September 12, 2018
“What a terrific airplane shirt! Do you want to fly a plane and be a pilot?”
My four-year-old was running around the terminal, arms outstretched, making zooming noises and watching the planes land and take off when a passerby spoke up. I had heard this conversation dozens of times before - after four children and many trips to Grandma’s, the discussions adults have with kids while waiting to catch a plane are fairly predictable.
But this conversation was different.
“Yes! I’ll wear a hat and fly my plane everywhere!”
“Where would you like to go?”
“To Grandma’s! And Mom and Dad and all the brothers will ride along in my plane!”
The words were pretty much the same as always, but this adult was speaking to a girl - my daughter - not of one of my three sons.
My boys have always worn clothes that reflected their interests. Dinosaur hoodies, monster truck shirts, pants embroidered with tiny trains. People talk with them about stomping like a dinosaur, how fun it would be to drive a monster truck, and the sounds engines make (I always love hearing grown ups sing out “Choo-ooo! Choo choo!”). The boys would stomp and vroom and “tooooooot!” right along, glorying in the encouragement of their favorite topic du jour.
My daughter is a feminine little person - she likes pink, bows, sparkles, fancy shoes, twirly skirts, nail polish. But many of her pretty clothes are limited in expressing the other things she likes - in fact, all the same things her brothers like. When she’s wearing a twirly dress with butterflies on it, adults tell her, “You look so pretty today!” And that’s fine - it’s fun to dress up and experiment with different looks. But does it have to be the only conversation she ever hears? What if she could wear the styles of clothing she liked that also featured topics she enjoyed?
When my friend Rebecca asked me that same question years ago, the two of us answered it by creating Princess Awesome. The clothes we make reflect the wide range of girls’ interests. And what we suspected about adults talking about girls’ interests based on the clothes they’re wearing was true. When a girl wears a shirt with the scientific method on it, adults ask her about her interest in science. They talk about dinosaurs when she’s wearing a dinosaur dress. One little girl even explained to her dad how multiplication works based on the number patterns in her math flowers dress.
All these little conversations add up.
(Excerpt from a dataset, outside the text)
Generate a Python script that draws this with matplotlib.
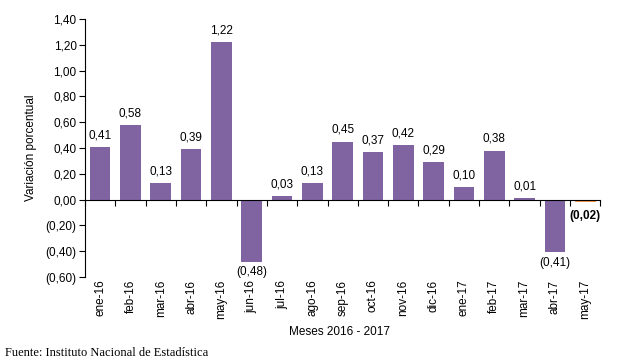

It’s subtle but it reinforces to children what adults really value. If girls hear nothing but comments on their appearance, eventually they will internalize that what adults really value in girls is how they look - no matter how often they also hear “You can be anything you want to be.”
I have yet to meet a kid who doesn’t like airplanes. Yet women comprise fewer than 10% of pilots, aviation mechanics, and flight engineers. Why is it that so many girls lose their interest in aviation? At Princess Awesome, we’re dedicated to making sure girls know that aviation and other STEM fields are just as much for them as they are for boys.
We’re honored to join forces with JetBlue Foundation that shares our commitment to fostering girl’s interest and confidence in STEM fields. The JetBlue Foundation provides financial support to students, especially girls, in pursuing a STEM education to work in aviation. This month, we are releasing a special blue edition of our Airplanes Collection in honor of the JetBlue Foundation.
Little girls already have all the confidence they need to fly, repair, and direct airplanes. What they need from us is our unwavering confidence in them and their abilities. I can still hear her, right before we stepped on the plane -
“Mama, when I’m big I will fly my plane all around the world!”
Yes, my sweet. You will fly with your own wings. We’ll just be the air beneath you.